The consultation says the MCP ‘will have a part of its funding allocated by the CCG based on its achievement in the following areas: how satisfied patients are with the MCP services, the health outcomes for patients using MCP services, and the general health of the local population’.

It said outcomes would also be related to:

  • cutting referral waiting times for services to be delived within the MCP to 3-6 weeks (by 2020);
  • increased monitoring for people with asthma, diabetes and heart diseases;
  • end of life care coordination;
  • reducing rates of smoking and obesity and improving life expectancy;
  • patient satisfaction and patient self reporting on whether the MCP helped them with things like pain reduction, increased mobility, better mood and better control over your own health;
  • staff satisfaction and ‘ensuring that the MCP is a great place to work’. 

It describes the MCP as ‘a new single organisation that is responsible for bringing together local GP practices, nurses, community health and mental health services, social care, hospital specialists and others to provide integrated out of hospital healthcare’.

It will also have a single telephone and online system that all patients can use to access different local services’.

NHS Dudley CCG is leading on the work to develop the ’All Together Better’ MCP in Dudley, formed of its 20 member practices and aided by a £4.4m funding injection from NHS England’s new care models programme in 2016/17.

When it goes live, it will have a capitated budget based on the 315,000-strong patient population of Dudley. Providers will be told the full ‘scope’ of the services to be included in the MCP contract later this year, the CCG adds.

The new models of care were announced by NHS England in its Five Year Forward View in October 2014, designed to provide primary care and secondary care in a single organisation.

Then Prime Minister David Cameron announced his new outcomes based GP contract last year, saying it would include seven-day access and be offered to practices or federations covering at least 30,000 patients.

NHS England’s definition of a multispecialty community provider (MCP)

NHS England’s board paper says MCPs will ‘combine the delivery of primary care and community based health and care services’ including ‘planning and budgets’ while also incorporating ‘a much wider range of services and specialists wherever that is the best thing to do’.

Key features of the ‘fully integrated’ MCP model include:

  • Holding a single whole population budget across the range of services it provides, based on the GP registered list – the MCP covers the sum of the registered lists of the participating practices, plus the specified unregistered population;
  • Built around ‘care hubs’ of integrated teams, each typically serving a community of around 30-50,000 people (but NHS England says that all the 14 MCP vanguards now serve a minimum population of around 100,000);
  • A place-based model of care which serves the whole population, not just an important subset such as people over the age of 65;
  • Operates at at the whole population level, aiming to ‘bend the curve of future healthcare demand’ by addressing ‘the wider determinants of health and tackle inequalities’;
  • Builds a ‘coherent and effective local network of urgent care’ for people with ‘self-limiting conditions’;
  • Provides ‘a broader range of services in the community that are more joined-up between primary, community, social and acute care services, and between physical and mental health’ for people ‘with ongoing care needs’;
  • Delivers an ‘extensive care’ service for ‘small groups of patients with very high needs and costs’.

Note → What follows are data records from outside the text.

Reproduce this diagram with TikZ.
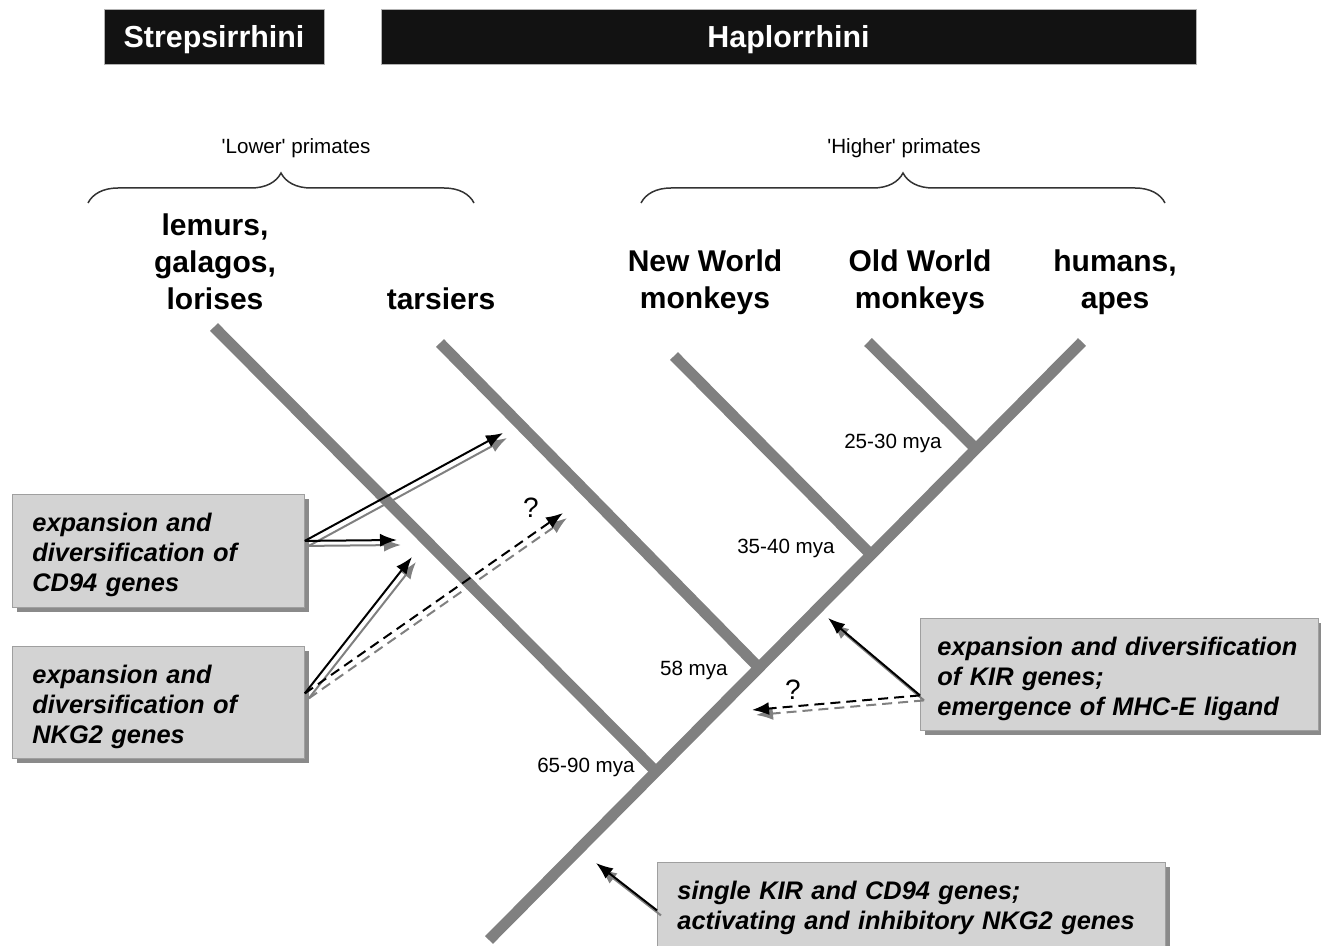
\documentclass[tikz,border=0pt]{standalone}
\usepackage{fontspec}
\setmainfont{Liberation Sans}
\usetikzlibrary{calc,arrows.meta,shadows,decorations.pathreplacing}
\definecolor{branchgray}{HTML}{808080}
\definecolor{boxgray}{HTML}{D3D3D3}
\definecolor{shadegray}{HTML}{8A8A8A}
\newcommand{\firstline}{\rule{0pt}{13.5pt}}
\tikzset{
  branch/.style={draw=branchgray, line width=5.5pt},
  clade/.style={fill=black!93, draw=gray!60, text=white, inner sep=0pt, minimum height=27.5pt,
    text height=11pt, text depth=0pt, font=\bfseries\fontsize{15.2}{18}\selectfont},
  taxon/.style={align=center, font=\bfseries\fontsize{15}{18.5}\selectfont},
  grade/.style={font=\fontsize{10.3}{12}\selectfont},
  mya/.style={anchor=east, inner sep=0pt, font=\fontsize{10.3}{12}\selectfont},
  qmark/.style={inner sep=0pt, font=\fontsize{14}{16}\selectfont},
  genebox/.style={anchor=north west, draw=gray!75, fill=boxgray, align=left, inner xsep=10pt,
    font=\bfseries\itshape\fontsize{12.7}{15}\selectfont,
    drop shadow={shadow xshift=2.5pt, shadow yshift=-2.5pt, fill=shadegray, opacity=1}},
  brace/.style={decorate, decoration={brace, amplitude=15pt}, draw=black!80, line width=0.75pt},
  evo/.style={-{Latex[length=8.5pt,width=6.5pt]}, line width=1pt, draw=black},
  evoshade/.style={evo, draw=gray, transform canvas={xshift=2pt, yshift=-2.5pt}},
  doubt/.style={dash pattern=on 5pt off 3pt}
}
\begin{document}
\begin{tikzpicture}[x=0.5pt, y=-0.5pt]
  \useasboundingbox (0,0) rectangle (1321,946);

  \node[clade, minimum width=110pt] (strep) at (214,36.5) {Strepsirrhini};
  \node[clade, minimum width=407.5pt] (haplo) at (788.5,36.5) {Haplorrhini};

  \coordinate (lowL) at (88,203);
  \coordinate (lowR) at (474,203);
  \coordinate (highL) at (641,203);
  \coordinate (highR) at (1165,203);
  \draw[brace] (lowL) -- (lowR);
  \draw[brace] (highL) -- (highR);
  \node[grade] (lower) at (296,148) {\textquotesingle Lower\textquotesingle{} primates};
  \node[grade] (higher) at (904,148) {\textquotesingle Higher\textquotesingle{} primates};

  \node[taxon] (lemurs) at (215,262) {lemurs,\\galagos,\\lorises};
  \node[taxon] (tarsiers) at (441,299) {tarsiers};
  \node[taxon] (nwm) at (705,282) {New World\\monkeys};
  \node[taxon] (owm) at (920,282) {Old World\\monkeys};
  \node[taxon] (apes) at (1115,282) {humans,\\apes};

  \coordinate (root) at (489,940);
  \coordinate (top) at (1082,342);
  \coordinate (n1) at ($(root)!0.2816!(top)$);
  \coordinate (n2) at ($(root)!0.4553!(top)$);
  \coordinate (n3) at ($(root)!0.6442!(top)$);
  \coordinate (n4) at ($(root)!0.8212!(top)$);
  \coordinate (lemurtip) at (214,327);
  \coordinate (tarstip) at (440,343);
  \coordinate (nwmtip) at (674,356);
  \coordinate (owmtip) at (868,342);
  \draw[branch] (root) -- (top);
  \draw[branch] (lemurtip) -- (n1);
  \draw[branch] (tarstip) -- (n2);
  \draw[branch] (nwmtip) -- (n3);
  \draw[branch] (owmtip) -- (n4);

  \node[mya] (mya1) at (635,767) {65-90 mya};
  \node[mya] (mya2) at (728,670) {58 mya};
  \node[mya] (mya3) at (835,548) {35-40 mya};
  \node[mya] (mya4) at (942,443) {25-30 mya};

  \node[genebox, text width=126pt, minimum height=56.5pt] (cd94) at (12,494)
    {\firstline expansion and\\diversification of\\CD94 genes};
  \node[genebox, text width=126pt, minimum height=56pt] (nkg2) at (12,646)
    {\firstline expansion and\\diversification of\\NKG2 genes};
  \node[genebox, inner xsep=8.5pt, text width=182pt, minimum height=56pt] (kir) at (920,618)
    {\firstline expansion and diversification\\of KIR genes;\\emergence of MHC-E ligand};
  \node[genebox, text width=234pt, minimum height=46pt] (single) at (657,862)
    {single KIR and CD94 genes;\\activating and inhibitory NKG2 genes};

  \coordinate (cdS) at ([yshift=5pt]cd94.east);
  \coordinate (nkS) at ([yshift=4.5pt]nkg2.east);
  \coordinate (kirS) at ([yshift=-10.5pt]kir.west);
  \coordinate (singleS) at ([yshift=-1pt]single.west);
  \coordinate (cdA) at (503,433);
  \coordinate (cdB) at (397,540);
  \coordinate (nkA) at (412,557);
  \coordinate (nkB) at (563,513);
  \coordinate (kirA) at (828,618);
  \coordinate (kirB) at (752,710);
  \coordinate (singleA) at (596,863);

  \draw[evoshade] (cdS) -- (cdA);
  \draw[evo] (cdS) -- (cdA);
  \draw[evoshade] (cdS) -- (cdB);
  \draw[evo] (cdS) -- (cdB);
  \draw[evoshade] (nkS) -- (nkA);
  \draw[evo] (nkS) -- (nkA);
  \draw[evoshade, doubt] (nkS) -- (nkB);
  \draw[evo, doubt] (nkS) -- (nkB);
  \draw[evoshade] (kirS) -- (kirA);
  \draw[evo] (kirS) -- (kirA);
  \draw[evoshade, doubt] (kirS) -- (kirB);
  \draw[evo, doubt] (kirS) -- (kirB);
  \draw[evoshade] (singleS) -- (singleA);
  \draw[evo] (singleS) -- (singleA);

  \node[qmark] (q1) at (531,508) {?};
  \node[qmark] (q2) at (793,690) {?};
\end{tikzpicture}
\end{document}
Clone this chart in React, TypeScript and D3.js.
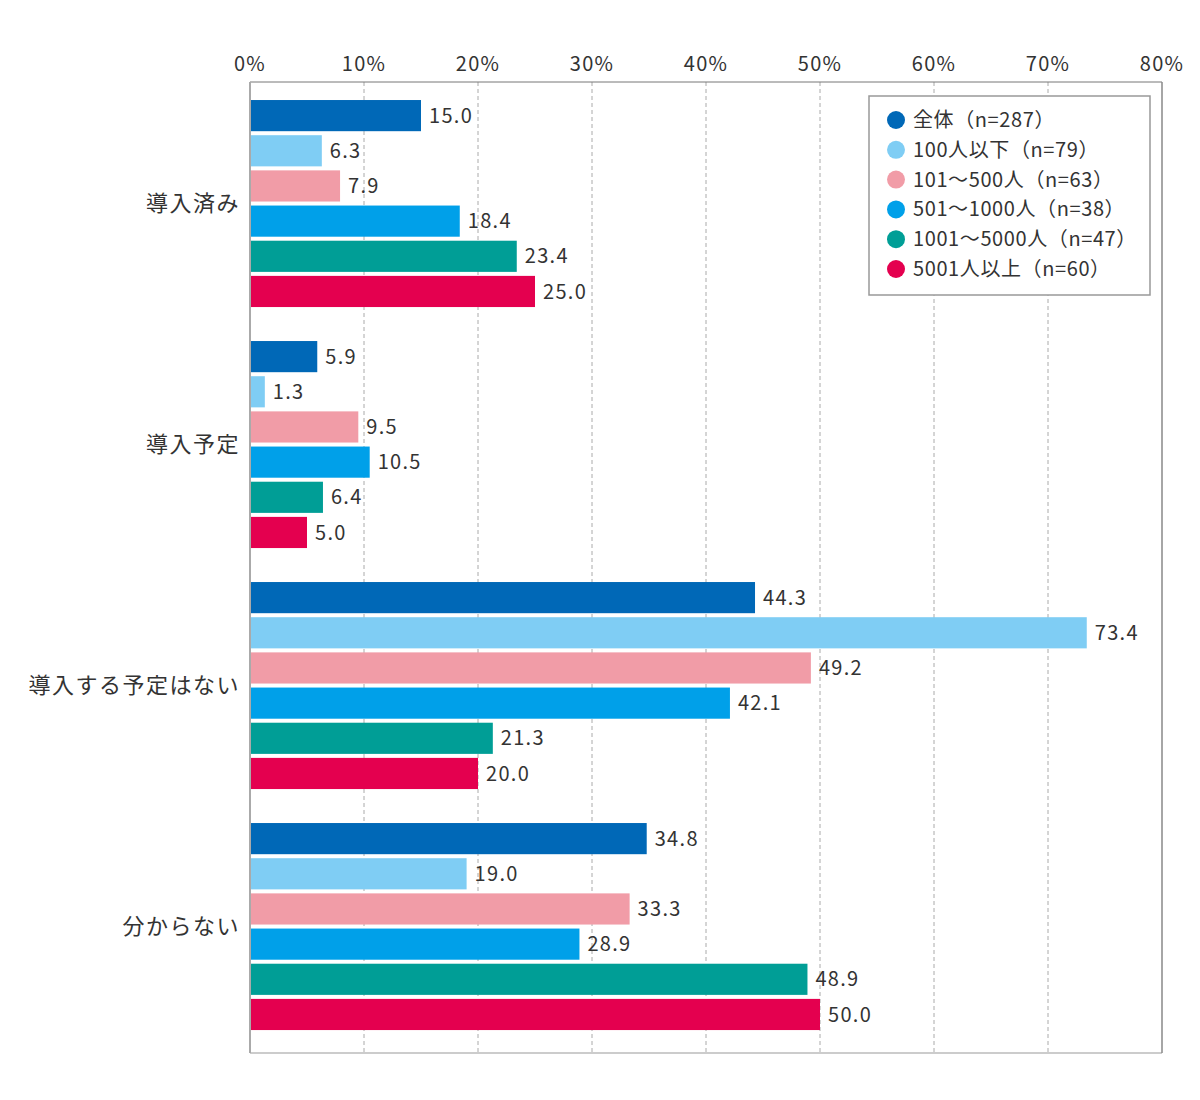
import React, { useRef, useEffect } from 'react';
import * as d3 from 'd3';

const categories = ['導入済み', '導入予定', '導入する予定はない', '分からない'];

const seriesNames = [
  '全体（n=287）',
  '100人以下（n=79）',
  '101～500人（n=63）',
  '501～1000人（n=38）',
  '1001～5000人（n=47）',
  '5001人以上（n=60）',
];

const seriesColors = ['#0068b7', '#7fcdf4', '#f19ca7', '#00a0e9', '#009e96', '#e4004f'];

// one array per series, ordered as categories
const zentai = [15.0, 5.9, 44.3, 34.8];
const under100 = [6.3, 1.3, 73.4, 19.0];
const s101to500 = [7.9, 9.5, 49.2, 33.3];
const s501to1000 = [18.4, 10.5, 42.1, 28.9];
const s1001to5000 = [23.4, 6.4, 21.3, 48.9];
const over5001 = [25.0, 5.0, 20.0, 50.0];

const seriesValues = [zentai, under100, s101to500, s501to1000, s1001to5000, over5001];

const xTicks = [0, 10, 20, 30, 40, 50, 60, 70, 80];

const FONT = '"Noto Sans CJK JP", "Noto Sans", sans-serif';

const App: React.FC = () => {
  const svgRef = useRef<SVGSVGElement>(null);

  useEffect(() => {
    if (!svgRef.current) return;
    const width = 1200;
    const height = 1100;
    const plot = { left: 250, right: 1162, top: 82, bottom: 1053 };

    const svg = d3.select(svgRef.current).attr('width', width).attr('height', height);
    svg.selectAll('*').remove();

    const x = d3.scaleLinear().domain([0, 80]).range([plot.left, plot.right]);

    const y0 = d3
      .scaleBand<string>()
      .domain(categories)
      .range([plot.top, plot.bottom])
      .paddingInner(0.141)
      .paddingOuter(0.085)
      .align(0.44);

    const y1 = d3
      .scaleBand<number>()
      .domain(d3.range(seriesNames.length))
      .range([0, y0.bandwidth()])
      .paddingInner(0.114);

    // gridlines (dashed)
    svg
      .append('g')
      .selectAll('line')
      .data(xTicks.filter((t) => t > 0 && t < 80))
      .enter()
      .append('line')
      .attr('x1', (d) => x(d))
      .attr('x2', (d) => x(d))
      .attr('y1', plot.top)
      .attr('y2', plot.bottom)
      .attr('stroke', '#aaaaaa')
      .attr('stroke-width', 1)
      .attr('stroke-dasharray', '4,3');

    // frame
    svg
      .append('line')
      .attr('x1', plot.left)
      .attr('x2', plot.right)
      .attr('y1', plot.bottom)
      .attr('y2', plot.bottom)
      .attr('stroke', '#cccccc')
      .attr('stroke-width', 2);
    svg
      .append('line')
      .attr('x1', plot.left)
      .attr('x2', plot.right)
      .attr('y1', plot.top)
      .attr('y2', plot.top)
      .attr('stroke', '#777777')
      .attr('stroke-width', 1);
    svg
      .append('line')
      .attr('x1', plot.right)
      .attr('x2', plot.right)
      .attr('y1', plot.top)
      .attr('y2', plot.bottom)
      .attr('stroke', '#888888')
      .attr('stroke-width', 1.5);
    svg
      .append('line')
      .attr('x1', plot.left)
      .attr('x2', plot.left)
      .attr('y1', plot.top)
      .attr('y2', plot.bottom)
      .attr('stroke', '#aaaaaa')
      .attr('stroke-width', 2);

    // tick labels on top
    svg
      .append('g')
      .selectAll('text')
      .data(xTicks)
      .enter()
      .append('text')
      .attr('x', (d) => x(d))
      .attr('y', 71)
      .attr('text-anchor', 'middle')
      .attr('font-family', FONT)
      .attr('font-size', '20px')
      .attr('letter-spacing', '1.3px')
      .attr('fill', '#333333')
      .text((d) => `${d}%`);

    // category labels
    svg
      .append('g')
      .selectAll('text')
      .data(categories)
      .enter()
      .append('text')
      .attr('x', 240)
      .attr('y', (d) => (y0(d) as number) + y0.bandwidth() / 2)
      .attr('dy', '0.35em')
      .attr('text-anchor', 'end')
      .attr('font-family', FONT)
      .attr('font-size', '22px')
      .attr('letter-spacing', '1.5px')
      .attr('fill', '#333333')
      .text((d) => d);

    // bars
    const groups = svg
      .append('g')
      .selectAll('g')
      .data(categories)
      .enter()
      .append('g')
      .attr('transform', (d) => `translate(0, ${y0(d)})`);

    const cells = groups
      .selectAll('g')
      .data((_, ci) => seriesValues.map((vals, si) => ({ si, value: vals[ci] })))
      .enter()
      .append('g');

    cells
      .append('rect')
      .attr('x', plot.left + 1)
      .attr('y', (d) => y1(d.si) as number)
      .attr('width', (d) => x(d.value) - plot.left - 1)
      .attr('height', y1.bandwidth())
      .attr('fill', (d) => seriesColors[d.si]);

    cells
      .append('text')
      .attr('x', (d) => x(d.value) + 8)
      .attr('y', (d) => (y1(d.si) as number) + y1.bandwidth() / 2)
      .attr('dy', '0.36em')
      .attr('font-family', FONT)
      .attr('font-size', '20px')
      .attr('letter-spacing', '1.3px')
      .attr('fill', '#333333')
      .text((d) => d.value.toFixed(1));

    // legend
    const legend = svg.append('g').attr('transform', 'translate(869, 96)');
    legend
      .append('rect')
      .attr('width', 281)
      .attr('height', 199)
      .attr('fill', '#ffffff')
      .attr('stroke', '#999999')
      .attr('stroke-width', 1.5);

    const items = legend
      .selectAll('.legend-item')
      .data(seriesNames)
      .enter()
      .append('g')
      .attr('class', 'legend-item')
      .attr('transform', (_, i) => `translate(0, ${24 + i * 29.8})`);

    items
      .append('circle')
      .attr('cx', 27)
      .attr('cy', 0)
      .attr('r', 9)
      .attr('fill', (_, i) => seriesColors[i]);

    items
      .append('text')
      .attr('x', 44)
      .attr('y', 0)
      .attr('dy', '0.35em')
      .attr('font-family', FONT)
      .attr('font-size', '20px')
      .attr('letter-spacing', '0.6px')
      .attr('fill', '#333333')
      .text((d) => d);
  }, []);

  return (
    <div style={{ position: 'absolute', left: 0, top: 0 }}>
      <svg ref={svgRef} />
    </div>
  );
};

export default App;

NHS Dudley CCG says its MCP will deliver the following services:

  • community based physical health services for adults and children;
  • some existing out-patient services for adults and children;
  • urgent care centre and primary care out of hours service;
  • primary care services (ie: GP services) provided under existing contracts
  • all mental health services;
  • all learning disability services;
  • intermediate care services and services provided for people assessed as having NHS Continuing Healthcare needs;
  • end of life services;
  • voluntary and community sector services.